The corporates that were downgraded are: CenCorp CU; Constitution Corporate FCU, Corporate One FCU; Corporate Central CU; EasCorp FCU; Southeast Corporate FCU; Southwest Corporate FCU; U.S. Central FCU and WesCorp FCU.

Wall Street ratings are important to corporates that raise funding from outside the credit union system, such as investors in commercial paper issued by the corporates, and help determine what rate the corporates may borrow at.

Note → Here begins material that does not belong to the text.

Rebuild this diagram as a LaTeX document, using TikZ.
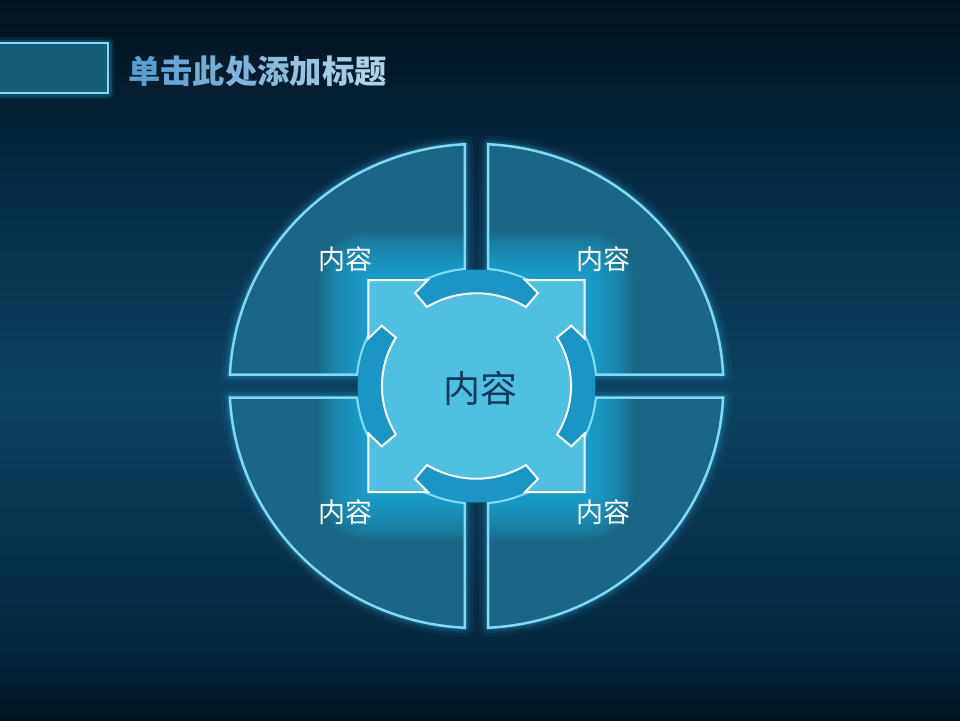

Hoban cited the growing resistance to NCUA’s $5 billion corporate bailout, which will be funded by a premium assessed on all federally insured credit unions. "We are concerned that this opposition could complicate the regulator’s and the industry’s efforts to address the deterioration in many of the corporate credit unions’ holdings of mortgage-backed and other structured securities," said Hoban. "In addition, this opposition could undermine the strong member support that we believe is required for corporates to maintain their strong creditworthiness."

The Wall Street analyst said he is concerned the opposition could jeopardize the NCUA plan. "We still believe that this support should provide (U.S. Central FCU) and the corporates with the means to weather their current stress and fulfill their mission to members," said Hoban. "We are nonetheless concerned that, absent the federal government directing additional resources specifically toward aid to the credit union industry, such vocal opposition may influence how decisively and aggressively the NCUA might act."

He stressed that S&P will be watching the corporates closely as the report their year-end financials over the coming weeks and their need for capital or other assistance becomes clearer.